The Wind That Shakes The Barley is set in Cork in 1920-1, and opens with a community radicalised by an armed British presence that reacts violently when they dare to play a hurling match (a game whose national significance now makes sense to this reviewer!).
These were uniquely ‘politicised times’ as Ken Loach said in his talk following a screening at the Barbican. The Bolshevik revolution was still fresh in the memories of the key protagonists, as was the Great War during which the British and the other powers sought to divide bits of the world between them, and Sinn Fein had won a massive victory at the polls and a clear mandate for power. The stakes couldn’t have been higher. The infamous mercenaries, the Black and Tans, were sent in to quell republican resistance.
One reading of this important episode in the story of anti-imperialism is a tragic one, and yet the struggle shook the British establishment at a time when it was stretched and exposed, fighting on too many fronts. More effective solidarity with the restless working class in Britain, and with nationalists all over the empire, could have tipped things in a very different direction. It seems like a world away now from our more cynical and world weary times. It was. Politics was never more vital. A super-potent version of that sense of injustice that is a staple of Loach’s films going back to Cathy Come Home was the fuel that fed their anger and drove them to fight back.
Loach doesn’t spare us in his portrayal of the torture of republican soldiers, or the brutality visited on the communities from which they came – but neither does he titillate us with blood and guts. We are left in no doubt that this was a guerrilla war but, as he explained afterwards, we wouldn’t have learned anymore if they had pulled out teeth rather than just fingernails. The most exhilarating parts of the film are filled with talk. The violence is only ever a means to an end.
In a highly charged scene at a meeting of volunteers following the announcement of the signing of the partition treaty with Britain, we witness the beginnings of division in the ranks. Would they fight on for their freedom and disassociate themselves with the ‘free-staters’, or concede the north of the island, accept partition, and the dominion status that came with it? Loach rightly refused to come down on either the socialist/republican or bourgeois/nationalist (as he put it) sides, but instead allowed us to empathise with their personal torments and understand their political motivations.

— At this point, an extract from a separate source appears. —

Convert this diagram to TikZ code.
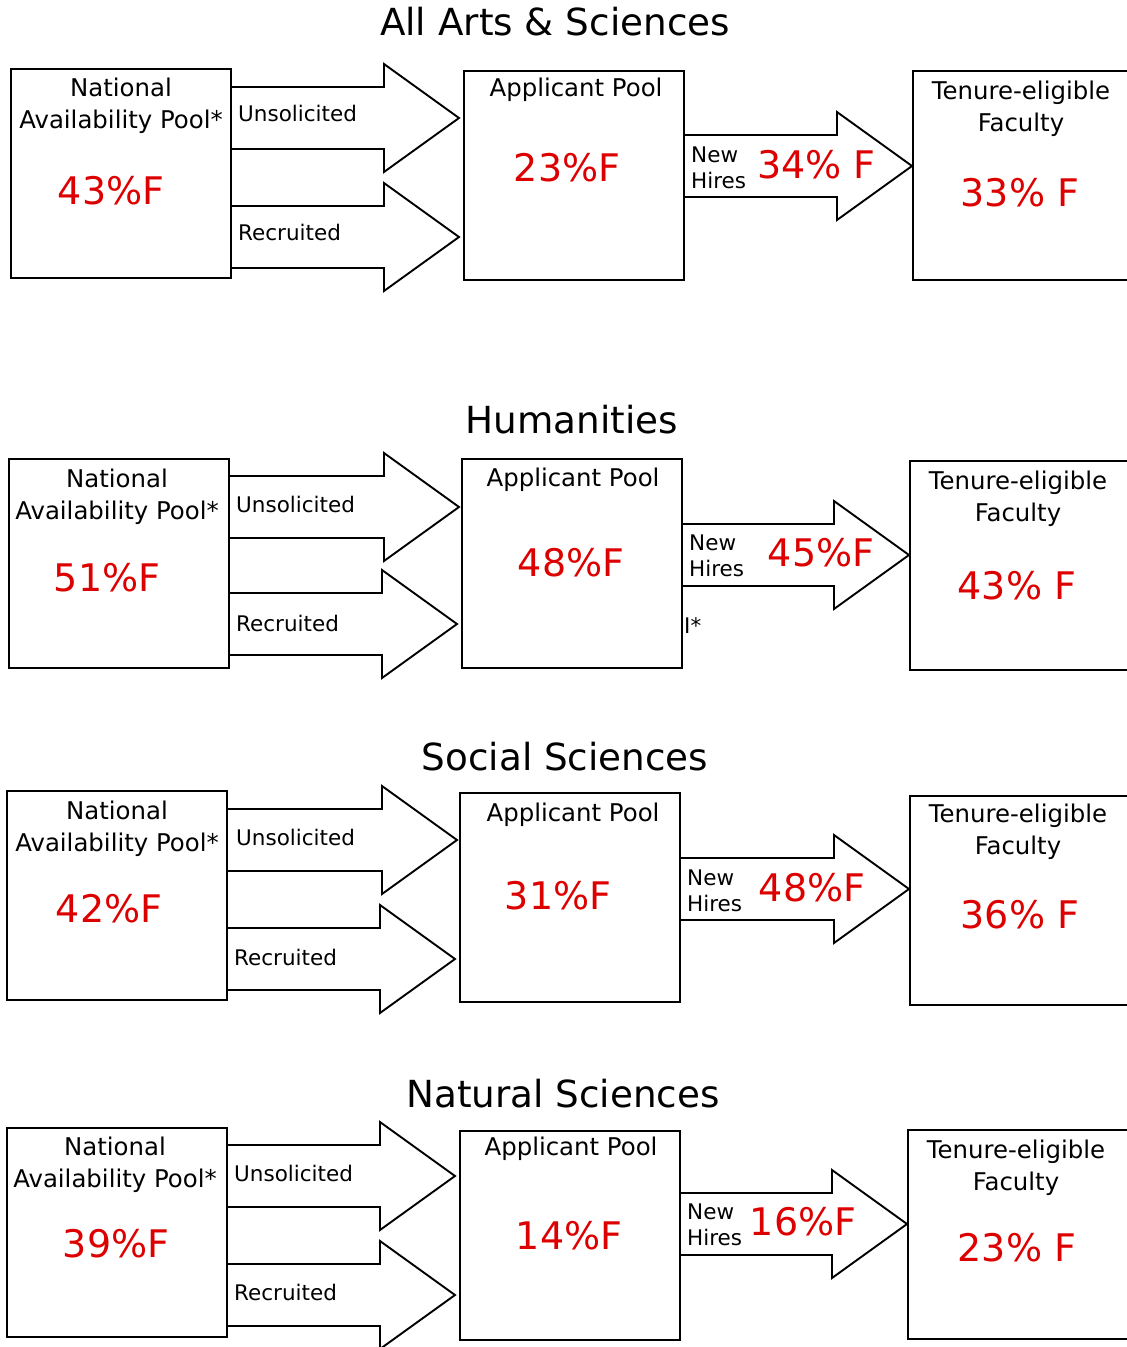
\documentclass[tikz,border=0pt]{standalone}
\usepackage{fontspec}
\setmainfont{DejaVu Sans}
\usetikzlibrary{calc}
\definecolor{femred}{RGB}{221,0,0}
% block arrow: #1 = start of shaft, #2 = tip
\newcommand{\fatarrow}[2]{%
  \draw[fat] ($(#1)+(0,-31)$) -- ($(#2)+(-75,-31)$) -- ++(0,-23) -- (#2)
     -- ($(#2)+(-75,54)$) -- ++(0,-23) -- ($(#1)+(0,31)$);}
\begin{document}
\begin{tikzpicture}[x=1pt,y=-1pt,
       box/.style={draw,line width=1.9pt,minimum width=220,minimum height=209,anchor=north west},
       fat/.style={line width=1.9pt},
       lbl/.style={align=center,inner sep=1pt,font=\fontsize{24.4}{32}\selectfont},
       small/.style={align=left,inner sep=1pt,anchor=west,font=\fontsize{21.5}{26}\selectfont},
       val/.style={inner sep=1pt,text=femred,font=\fontsize{38}{40}\selectfont},
       heading/.style={inner sep=1pt,font=\fontsize{37.3}{40}\selectfont}]
   \useasboundingbox (0,0) rectangle (1127,1347);
   \clip (0,0) rectangle (1127,1347);

   % All Arts & Sciences
   \node [heading] (t1) at (555,22) {All Arts \& Sciences};
   \node [box] (nap1) at (10,68) {};
   \node [lbl] (nap1l) at (121,106) {National\\Availability Pool*};
   \node [val] (nap1v) at (111,191) {43\%F};
   \coordinate (u1) at (459,118);
   \coordinate (r1) at (459,237);
   \fatarrow{nap1.east |- u1}{u1}
   \fatarrow{nap1.east |- r1}{r1}
   \node [small] (u1l) at (237,113) {Unsolicited};
   \node [small] (r1l) at (237,232) {Recruited};
   \node [box] (ap1) at (463,70) {};
   \node [lbl] (ap1l) at (576,90) {Applicant Pool};
   \node [val] (ap1v) at (567,168) {23\%F};
   \coordinate (h1) at (912,166);
   \fatarrow{ap1.east |- h1}{h1}
   \node [small] (h1l) at (690,168) {New\\Hires};
   \node [val,anchor=west] (h1v) at (756,165) {34\% F};
   \node [box] (ten1) at (912,70) {};
   \node [lbl] (ten1l) at (1021,109) {Tenure-eligible\\Faculty};
   \node [val] (ten1v) at (1020,193) {33\% F};

   % Humanities
   \node [heading] (t2) at (572,420) {Humanities};
   \node [box] (nap2) at (8,458) {};
   \node [lbl] (nap2l) at (117,497) {National\\Availability Pool*};
   \node [val] (nap2v) at (107,578) {51\%F};
   \coordinate (u2) at (459,507);
   \coordinate (r2) at (457,624);
   \fatarrow{nap2.east |- u2}{u2}
   \fatarrow{nap2.east |- r2}{r2}
   \node [small] (u2l) at (235,504) {Unsolicited};
   \node [small] (r2l) at (235,623) {Recruited};
   \node [box] (ap2) at (461,458) {};
   \node [lbl] (ap2l) at (573,480) {Applicant Pool};
   \node [val] (ap2v) at (571,563) {48\%F};
   \node [small] (ap2n) at (683,626) {I*};
   \coordinate (h2) at (909,555);
   \fatarrow{ap2.east |- h2}{h2}
   \node [small] (h2l) at (688,556) {New\\Hires};
   \node [val] (h2v) at (821,553) {45\%F};
   \node [box] (ten2) at (909,460) {};
   \node [lbl] (ten2l) at (1018,499) {Tenure-eligible\\Faculty};
   \node [val] (ten2v) at (1017,586) {43\% F};

   % Social Sciences
   \node [heading] (t3) at (565,757) {Social Sciences};
   \node [box] (nap3) at (6,790) {};
   \node [lbl] (nap3l) at (117,829) {National\\Availability Pool*};
   \node [val] (nap3v) at (109,909) {42\%F};
   \coordinate (u3) at (457,840);
   \coordinate (r3) at (455,959);
   \fatarrow{nap3.east |- u3}{u3}
   \fatarrow{nap3.east |- r3}{r3}
   \node [small] (u3l) at (235,837) {Unsolicited};
   \node [small] (r3l) at (233,957) {Recruited};
   \node [box] (ap3) at (459,792) {};
   \node [lbl] (ap3l) at (573,815) {Applicant Pool};
   \node [val] (ap3v) at (558,896) {31\%F};
   \coordinate (h3) at (909,889);
   \fatarrow{ap3.east |- h3}{h3}
   \node [small] (h3l) at (686,891) {New\\Hires};
   \node [val] (h3v) at (812,888) {48\%F};
   \node [box] (ten3) at (909,795) {};
   \node [lbl] (ten3l) at (1018,832) {Tenure-eligible\\Faculty};
   \node [val] (ten3v) at (1020,915) {36\% F};

   % Natural Sciences
   \node [heading] (t4) at (563,1094) {Natural Sciences};
   \node [box] (nap4) at (6,1127) {};
   \node [lbl] (nap4l) at (115,1165) {National\\Availability Pool*};
   \node [val] (nap4v) at (116,1244) {39\%F};
   \coordinate (u4) at (455,1176);
   \coordinate (r4) at (455,1295);
   \fatarrow{nap4.east |- u4}{u4}
   \fatarrow{nap4.east |- r4}{r4}
   \node [small] (u4l) at (233,1173) {Unsolicited};
   \node [small] (r4l) at (233,1292) {Recruited};
   \node [box] (ap4) at (459,1130) {};
   \node [lbl] (ap4l) at (571,1149) {Applicant Pool};
   \node [val] (ap4v) at (569,1236) {14\%F};
   \coordinate (h4) at (907,1224);
   \fatarrow{ap4.east |- h4}{h4}
   \node [small] (h4l) at (686,1225) {New\\Hires};
   \node [val] (h4v) at (803,1222) {16\%F};
   \node [box] (ten4) at (907,1129) {};
   \node [lbl] (ten4l) at (1016,1168) {Tenure-eligible\\Faculty};
   \node [val] (ten4v) at (1017,1248) {23\% F};
\end{tikzpicture}
\end{document}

‘How does if feel to kill an Irishman?’ asks one of another when hostilities break out once more. Loach explained how the cast was recruited from the local area, and how events lived on in the memories of those around at the time, and in contemporary folklore. He describes an instance he came across where one man had signed the execution warrant for the best man at his wedding. The telling of the story through the prism of the relationship between two brothers was clearly more than a neat dramatic device. The civil war ran deep.

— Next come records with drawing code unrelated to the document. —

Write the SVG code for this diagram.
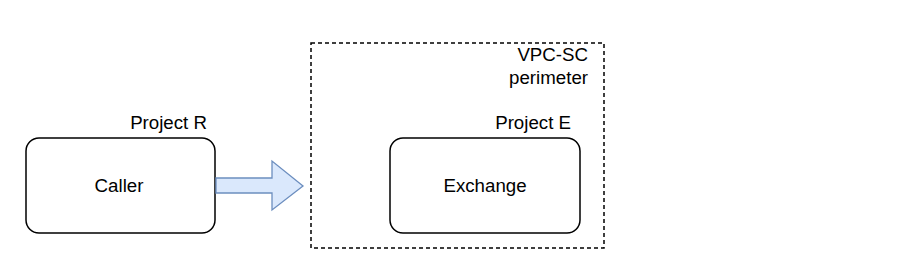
<svg xmlns="http://www.w3.org/2000/svg" width="917" height="276" viewBox="0 0 917 276">
<style>
.box{fill:#ffffff;stroke:#000000;stroke-width:1.5}
.lbl{font-family:"Liberation Sans",Arial,sans-serif;font-size:18.7px;fill:#000000}
.mid{text-anchor:middle}
.end{text-anchor:end}
.perim{fill:none;stroke:#000000;stroke-width:1.5;stroke-dasharray:4 3}
.arrow{fill:#dae8fc;stroke:#6c8ebf;stroke-width:1.3;stroke-linejoin:miter}
</style>
<rect x="0" y="0" width="917" height="276" fill="#ffffff"/>
<g id="perimeter">
<rect class="perim" x="311" y="43" width="293" height="205"/>
<text class="lbl end" x="588" y="61">VPC-SC</text>
<text class="lbl end" x="588" y="84">perimeter</text>
</g>
<g id="caller">
<text class="lbl end" x="207" y="129">Project R</text>
<rect class="box" x="26" y="138" width="189" height="95" rx="13" ry="13"/>
<text class="lbl mid" x="119" y="192">Caller</text>
</g>
<g id="exchange">
<text class="lbl end" x="571" y="129">Project E</text>
<rect class="box" x="390" y="138" width="190" height="95" rx="13" ry="13"/>
<text class="lbl mid" x="485" y="192">Exchange</text>
</g>
<g id="connectors">
<path class="arrow" d="M216 178 L272 178 L272 161 L303 186 L272 210 L272 193 L216 193 Z"/>
</g>
</svg>
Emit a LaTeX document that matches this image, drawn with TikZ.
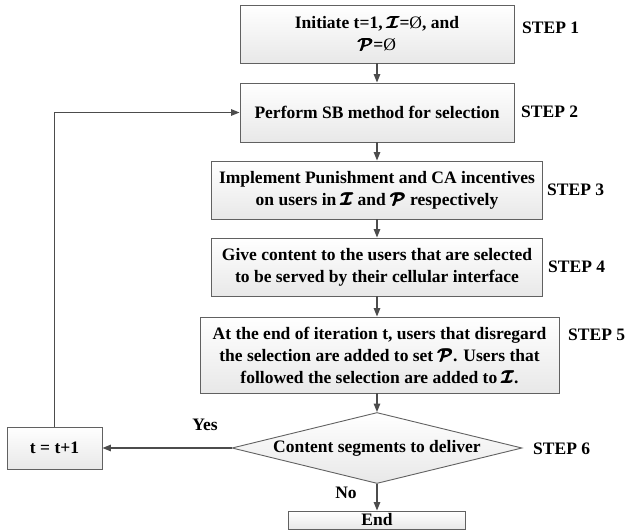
\documentclass[tikz,border=0pt]{standalone}
\usepackage{amsmath,bm}
\usepackage{fontspec}
\setmainfont{Liberation Serif}
\usetikzlibrary{arrows.meta,shapes.geometric}

% heavy script set names
\newcommand{\setI}{$\pmb{\bm{\mathcal{I}}}$}
\newcommand{\setP}{$\pmb{\bm{\mathcal{P}}}$}
\newcommand{\nullset}{{\mdseries Ø}}

\tikzset{
  every node/.style={font=\fontsize{17.5}{22}\selectfont\bfseries},
  stepbox/.style={draw=black!62, line width=0.9pt, top color=white,
    bottom color=black!9, align=center, inner sep=0pt},
  decision/.style={diamond, draw=black!62, line width=0.9pt, top color=white,
    bottom color=black!9, inner sep=0pt, aspect=4.08},
  steplabel/.style={anchor=west, inner sep=0pt},
  flow/.style={draw=black!70, line width=1.3pt,
    -{Triangle[length=8.5pt,width=6.5pt]}},
}

\begin{document}
\begin{tikzpicture}[x=1pt, y=-1pt]
\useasboundingbox (0,0) rectangle (625,531);

% process boxes
\node[stepbox, minimum width=274pt, minimum height=58pt] (b1) at (377,34)
  {Initiate t=1, \setI=\nullset, and\\ \setP=\nullset};
\node[stepbox, minimum width=274pt, minimum height=59pt] (b2) at (377,112.5)
  {Perform SB method for selection};
\node[stepbox, minimum width=331pt, minimum height=58pt] (b3) at (377,190)
  {Implement Punishment and CA incentives\\ on users in \setI{} and \setP{} respectively};
\node[stepbox, minimum width=331pt, minimum height=58pt] (b4) at (377,267)
  {Give content to the users that are selected\\ to be served by their cellular interface};
\node[stepbox, minimum width=359pt, minimum height=76pt] (b5) at (379.5,355)
  {At the end of iteration t, users that disregard\\ the selection are added to set \setP. Users that\\ followed the selection are added to \setI.};
\node[decision, minimum width=290pt, minimum height=71pt] (d6) at (377,448)
  {Content segments to deliver};
\node[stepbox, minimum width=95pt, minimum height=42pt] (inc) at (54.5,448)
  {t = t+1};
\node[stepbox, minimum width=177pt, minimum height=18pt] (end) at (377,520)
  {End};

% step labels
\node[steplabel] (s1) at (522,28) {STEP 1};
\node[steplabel] (s2) at (521,112) {STEP 2};
\node[steplabel] (s3) at (547,190) {STEP 3};
\node[steplabel] (s4) at (548,267) {STEP 4};
\node[steplabel] (s5) at (568,335) {STEP 5};
\node[steplabel] (s6) at (533,449) {STEP 6};

% connectors
\draw[flow] (b1.south) -- (b2.north);
\draw[flow] (b2.south) -- (b3.north);
\draw[flow] (b3.south) -- (b4.north);
\draw[flow] (b4.south) -- (b4.south |- b5.north);
\draw[flow] (b5.south -| d6.north) -- (d6.north);
\draw[flow] (d6.south) -- (end.north);
\draw[flow] (d6.west) -- (inc.east);
\draw[flow] (inc.north) |- (b2.west);

% branch labels
\node (yes) at (205,425) {Yes};
\node (no) at (346,493) {No};
\end{tikzpicture}
\end{document}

Curiously though, like Basil Fawlty, Loach couldn’t help but mention the war (in Iraq) – at least they marched for one day, he said unconvincingly. Like Ireland, it has a long and bitter history of resistance, its boundaries drawn by British colonialists, and it now involves surrogates fighting a dirty war. But today’s reluctant imperialists exhibit a more accidental and aimless brutality, the consequence of its armies being holed up in their high security barracks with no clear mission, and promoted by a culture of paralysis and fear indulged by political elites at home. And the left is much the same, practising a politics that can only live vicariously through the self-destructive acts of deluded individuals with no roots in the local community – quite the opposite of supporting the right to self-determination of a sovereign people.

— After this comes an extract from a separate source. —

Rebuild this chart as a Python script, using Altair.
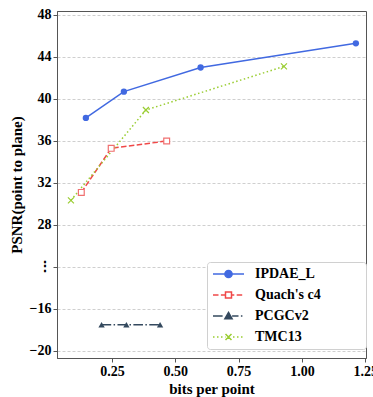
import altair as alt
import pandas as pd

# ---------------- data ----------------
series = ["IPDAE_L", "Quach's c4", "PCGCv2", "TMC13"]

ipdae_x = [0.147, 0.297, 0.600, 1.213]
ipdae_y = [38.2, 40.7, 43.0, 45.3]

quach_x = [0.129, 0.247, 0.466]
quach_y = [31.1, 35.3, 36.0]

pcgc_x = [0.209, 0.307, 0.440]
pcgc_y = [-17.5, -17.5, -17.5]

tmc_x = [0.088, 0.384, 0.929]
tmc_y = [30.35, 38.95, 43.1]

x_tick_values = [0.25, 0.50, 0.75, 1.00, 1.25]
# broken y axis: values below zero are shifted up by BREAK_SHIFT
BREAK_SHIFT = 36
y_tick_values = [16, 20, 24, 28, 32, 36, 40, 44, 48]
y_tick_labels = ["\u221220", "\u221216", "\u22ee", "28", "32", "36", "40", "44", "48"]

# ---------------- styling ----------------
FONT = "Liberation Serif"
colors = ["#4169E1", "#F04848", "#34495E", "#9ACD32"]
marker_stroke = ["#4169E1", "#F07070", "#34495E", "#9ACD32"]
fills = ["#4169E1", "white", "#34495E", "transparent"]
dashes = [None, [5.5, 2.4], [9.6, 2.4, 1.5, 2.4], [1.5, 2.5]]

def shifted(v):
    return v + BREAK_SHIFT if v < 0 else v

rows = []
for name, xs, ys in [
    (series[0], ipdae_x, ipdae_y),
    (series[1], quach_x, quach_y),
    (series[2], pcgc_x, pcgc_y),
    (series[3], tmc_x, tmc_y),
]:
    for i, (a, b) in enumerate(zip(xs, ys)):
        rows.append({"series": name, "bpp": a, "psnr": b, "yplot": shifted(b), "order": i})
df = pd.DataFrame(rows)

label_expr = " : ".join(
    f"datum.value == {v} ? '{t}'" for v, t in zip(y_tick_values, y_tick_labels)
) + " : datum.label"

x_scale = alt.Scale(domain=[0.033, 1.253], nice=False, zero=False)
y_scale = alt.Scale(domain=[15.33, 48.38], nice=False, zero=False)

axis_style = dict(labelFont=FONT, labelFontSize=14, labelFontWeight="bold", labelColor="black",
                  titleFont=FONT, titleFontSize=15, titleFontWeight="bold", titleColor="black",
                  labelFlush=False)

x_enc = alt.X("bpp:Q", scale=x_scale, title="bits per point",
              axis=alt.Axis(values=x_tick_values, format=".2f", grid=False,
                            titlePadding=3, labelPadding=2, **axis_style))
y_enc = alt.Y("yplot:Q", scale=y_scale, title="PSNR(point to plane)",
              axis=alt.Axis(values=y_tick_values, labelExpr=label_expr, grid=True,
                            gridColor="#cfcfcf", gridDash=[3, 2], titlePadding=5,
                            labelPadding=2, **axis_style))

# ---------------- legend symbols (line + marker as SVG paths) ----------------
S = 6.0  # px per path unit for legend symbol size 144
L0, L1 = -1.0, -1.0 + 31.0 / S
MC = (L0 + L1) / 2.0

def segs(pattern, lo, hi, gap_lo, gap_hi):
    out = []
    def add(a, b):
        for (p, q) in [(a, min(b, gap_lo)), (max(a, gap_hi), b)]:
            if q - p > 1e-6:
                out.append(f"M{p:.3f},0L{q:.3f},0")
    if pattern is None:
        add(lo, hi)
    else:
        pos, k, on = lo, 0, True
        while pos < hi:
            ln = pattern[k % len(pattern)] / S
            if on:
                add(pos, min(pos + ln, hi))
            pos += ln
            on = not on
            k += 1
    return "".join(out)

r_c = 3.6 / S
r_s = 3.0 / S
r_t = 3.6 / S
r_x = 3.0 / S
circle = (f"M{MC + r_c:.3f},0A{r_c:.3f},{r_c:.3f} 0 1,1 {MC - r_c:.3f},0"
          f"A{r_c:.3f},{r_c:.3f} 0 1,1 {MC + r_c:.3f},0Z")
square = (f"M{MC - r_s:.3f},{-r_s:.3f}L{MC + r_s:.3f},{-r_s:.3f}L{MC + r_s:.3f},{r_s:.3f}"
          f"L{MC - r_s:.3f},{r_s:.3f}Z")
tri = (f"M{MC:.3f},{-r_t:.3f}L{MC + r_t:.3f},{r_t * 0.75:.3f}L{MC - r_t:.3f},{r_t * 0.75:.3f}Z")
xmark = (f"M{MC - r_x:.3f},{-r_x:.3f}L{MC + r_x:.3f},{r_x:.3f}"
         f"M{MC - r_x:.3f},{r_x:.3f}L{MC + r_x:.3f},{-r_x:.3f}")
legend_paths = [
    segs(dashes[0], L0, L1, MC - r_c, MC + r_c) + circle,
    segs(dashes[1], L0, L1, MC - r_s, MC + r_s) + square,
    segs(dashes[2], L0, L1, MC - r_t, MC + r_t) + tri,
    segs(dashes[3], L0, L1, MC - r_x, MC + r_x) + xmark,
]

PAD = "\u2800" * 4  # invisible, non-whitespace filler to widen the legend box
leg = alt.Legend(
    title=None, orient="none", legendX=150, legendY=251,
    symbolSize=144, symbolStrokeWidth=1.5, symbolOpacity=1,
    labelFont=FONT, labelFontSize=14, labelFontWeight="bold", labelColor="black",
    labelOffset=29, padding=5, rowPadding=7,
    strokeColor="#d0d0d0", fillColor="white", cornerRadius=3,
    labelExpr=f"datum.label + '{PAD}'",
)

# ---------------- layers ----------------
layers = []
for i, name in enumerate(series):
    sub = df[df["series"] == name]
    line_kwargs = dict(color=colors[i], strokeWidth=1.5)
    if dashes[i] is not None:
        line_kwargs["strokeDash"] = dashes[i]
    layers.append(alt.Chart(sub).mark_line(**line_kwargs).encode(
        x=x_enc, y=y_enc, order="order:O"))

point_marks = [
    alt.Chart(df[df["series"] == series[0]]).mark_point(
        shape="circle", filled=True, color=colors[0], size=40, opacity=1),
    alt.Chart(df[df["series"] == series[1]]).mark_point(
        shape="square", fill="white", stroke=marker_stroke[1], strokeWidth=1.2,
        size=34, opacity=1, fillOpacity=1),
    alt.Chart(df[df["series"] == series[2]]).mark_point(
        shape="triangle-up", filled=True, color=colors[2], size=40, opacity=1),
    alt.Chart(df[df["series"] == series[3]]).mark_point(
        shape="M-1,-1L1,1M-1,1L1,-1", stroke=colors[3], strokeWidth=1.2,
        size=36, opacity=1),
]
for pm in point_marks:
    layers.append(pm.encode(x=x_enc, y=y_enc))

legend_layer = alt.Chart(df).mark_point(opacity=0).encode(
    x=x_enc, y=y_enc,
    shape=alt.Shape("series:N", scale=alt.Scale(domain=series, range=legend_paths), legend=leg),
    stroke=alt.Stroke("series:N", scale=alt.Scale(domain=series, range=colors), legend=leg),
    fill=alt.Fill("series:N", scale=alt.Scale(domain=series, range=fills), legend=leg),
)
layers.append(legend_layer)

chart = alt.layer(*layers).properties(
    width=309, height=347,
    autosize=alt.AutoSizeParams(type="none"),
    padding={"left": 57, "top": 11, "right": 7, "bottom": 39},
    background="white",
).configure(
    font=FONT
).configure_view(
    stroke="#555555", strokeWidth=1
).configure_axis(
    domainColor="#555555", tickColor="#555555", tickSize=4, tickWidth=1,
)

chart.save("out.html", embed_options={"renderer": "svg", "actions": False})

But there is one other parallel. According to Loach, all his films follow a clear narrative structure, tracing contradictions in the character’s lives and taking them to their resolution. Which is a strange thing to say if you think about it after a film about Ireland. Like Iraq, it is a conflict that was never really resolved. In the latter, the allies claimed to have won without declaring their victory for fear of triumphalism, but remain caught up in skirmishes as they try to avoid responsibility for the devastation they leave in their wake. This confused state of affairs is echoed in the republican movement’s declared end to hostilities. Though its commitment to the Good Friday Agreement, like partition all those years earlier, signalled a withdrawal from its wider ambitions, Sinn Fein was more or less triumphant in public, in a calculated effort not to admit defeat.
The mystifying language of identity politics that subsequently came to dominate in Ireland (and Iraq, and elsewhere), subsumed its political history under the demeaning logic of historical and unchanging antagonisms, and institutionalised the divisions more than the barbed wire and check points ever could. That is the real tragedy of Ireland, and perhaps another film.